Start by seeking sources of inspiration. Watch your favorite movies, read your favorite books, and listen to your favorite songs. Think about what makes each piece great. Consider why you started your creative outlet in the first place. What inspired you to begin with? What inspired your favorite artists? For example, maybe Star Wars inspired you to want to write sci-fi. Check out the sources that inspired George Lucas: Celtic mythology, Flash Gordon, The Searchers, Kurosawa films, Tolkien's literature, and Joseph Campbell's The Hero With a Thousand Faces.
Second, get started and revise later. It's better to create a bad first draft than not create one at all. Your story, song, or art piece doesn't need to be perfect. Merely getting started will get the creative juices flowing.
Putting things off for too long will make the task feel more daunting. Your fears of the delayed task will only grow over time. Diving right in is the best way to stop procrastination.
Reason 5: You Have Too Much Stuff to Do.
You probably have a busy schedule and only so little time. How can you find time to get into your other projects?

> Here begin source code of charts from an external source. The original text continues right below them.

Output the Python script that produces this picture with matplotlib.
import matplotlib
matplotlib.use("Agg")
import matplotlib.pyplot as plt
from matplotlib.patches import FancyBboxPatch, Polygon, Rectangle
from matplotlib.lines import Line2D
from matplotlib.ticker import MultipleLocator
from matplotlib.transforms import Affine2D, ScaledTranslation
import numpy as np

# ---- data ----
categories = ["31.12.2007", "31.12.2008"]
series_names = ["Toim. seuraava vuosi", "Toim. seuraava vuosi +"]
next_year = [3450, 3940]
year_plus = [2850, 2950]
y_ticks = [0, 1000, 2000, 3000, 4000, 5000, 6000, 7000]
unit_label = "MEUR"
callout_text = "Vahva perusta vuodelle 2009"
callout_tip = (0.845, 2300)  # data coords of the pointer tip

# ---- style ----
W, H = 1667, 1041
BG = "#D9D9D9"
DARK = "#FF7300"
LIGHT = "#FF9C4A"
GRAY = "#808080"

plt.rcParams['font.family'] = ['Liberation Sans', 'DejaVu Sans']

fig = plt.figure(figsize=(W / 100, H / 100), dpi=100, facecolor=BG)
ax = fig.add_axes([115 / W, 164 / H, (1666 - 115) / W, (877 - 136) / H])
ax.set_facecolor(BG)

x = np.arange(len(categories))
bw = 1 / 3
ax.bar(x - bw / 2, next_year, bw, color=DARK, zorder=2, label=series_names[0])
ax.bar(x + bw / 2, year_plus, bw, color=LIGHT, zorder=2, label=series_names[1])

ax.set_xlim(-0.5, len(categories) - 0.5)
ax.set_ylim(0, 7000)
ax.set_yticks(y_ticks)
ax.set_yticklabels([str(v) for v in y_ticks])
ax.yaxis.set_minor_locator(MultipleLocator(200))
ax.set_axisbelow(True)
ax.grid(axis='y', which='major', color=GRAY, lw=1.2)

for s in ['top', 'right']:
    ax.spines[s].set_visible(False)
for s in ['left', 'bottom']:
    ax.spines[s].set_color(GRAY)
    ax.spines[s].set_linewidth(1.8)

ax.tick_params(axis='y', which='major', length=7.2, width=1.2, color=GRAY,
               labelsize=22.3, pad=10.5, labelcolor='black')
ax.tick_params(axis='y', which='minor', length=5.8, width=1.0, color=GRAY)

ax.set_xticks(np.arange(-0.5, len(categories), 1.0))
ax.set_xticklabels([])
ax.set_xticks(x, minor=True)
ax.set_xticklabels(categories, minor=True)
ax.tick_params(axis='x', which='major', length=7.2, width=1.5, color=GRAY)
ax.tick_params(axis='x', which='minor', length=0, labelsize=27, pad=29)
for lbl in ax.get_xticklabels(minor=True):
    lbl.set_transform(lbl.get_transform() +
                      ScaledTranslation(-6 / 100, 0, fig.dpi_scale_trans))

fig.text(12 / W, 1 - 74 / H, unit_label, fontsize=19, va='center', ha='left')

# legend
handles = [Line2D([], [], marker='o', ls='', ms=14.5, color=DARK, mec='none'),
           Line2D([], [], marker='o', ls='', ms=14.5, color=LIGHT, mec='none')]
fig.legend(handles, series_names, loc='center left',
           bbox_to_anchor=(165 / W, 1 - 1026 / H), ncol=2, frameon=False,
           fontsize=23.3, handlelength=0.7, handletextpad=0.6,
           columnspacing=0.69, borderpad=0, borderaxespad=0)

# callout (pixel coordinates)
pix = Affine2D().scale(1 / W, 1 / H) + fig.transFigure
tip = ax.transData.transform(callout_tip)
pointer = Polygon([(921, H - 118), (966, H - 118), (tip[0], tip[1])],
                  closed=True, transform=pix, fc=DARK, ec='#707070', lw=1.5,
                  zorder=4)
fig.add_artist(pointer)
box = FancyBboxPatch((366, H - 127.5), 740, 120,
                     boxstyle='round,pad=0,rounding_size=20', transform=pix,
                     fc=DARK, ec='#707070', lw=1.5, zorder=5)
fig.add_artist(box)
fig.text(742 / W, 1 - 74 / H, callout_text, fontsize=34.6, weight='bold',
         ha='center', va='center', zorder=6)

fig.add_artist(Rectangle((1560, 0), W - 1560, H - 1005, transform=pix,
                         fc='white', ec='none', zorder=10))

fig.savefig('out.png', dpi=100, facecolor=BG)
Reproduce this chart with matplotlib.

First, make a to-do list and note which tasks are essential or time-sensitive and which can wait. If your responsibility falls into the latter category, don't feel bad for procrastinating. Then, prioritize your list based on what needs to get done first. For example, you might want to get around to cleaning your room, but you should probably pay your bills first.
Second, break your task down into smaller bits if possible. You might have a long and involved task such as writing a book or learning a musical instrument. You can't finish these tasks overnight. You'll have to plan it out across several days.
You can either break it down into steps or merely fragments of time. Some tasks, such as exercising, don't need to follow a step-by-step process. Instead, you should set aside an hour three days a week to focus on exercising. Committing to this schedule will help turn it into a habit that will bring long-term gains.
Have these techniques helped you stop procrastinating? Next time you're stuck and trying to figure out what to do, take a look at this article and determine why you're not as productive as you'd like. Getting to the root of the problem can help you make long-term and positive changes to your routine and lifestyle.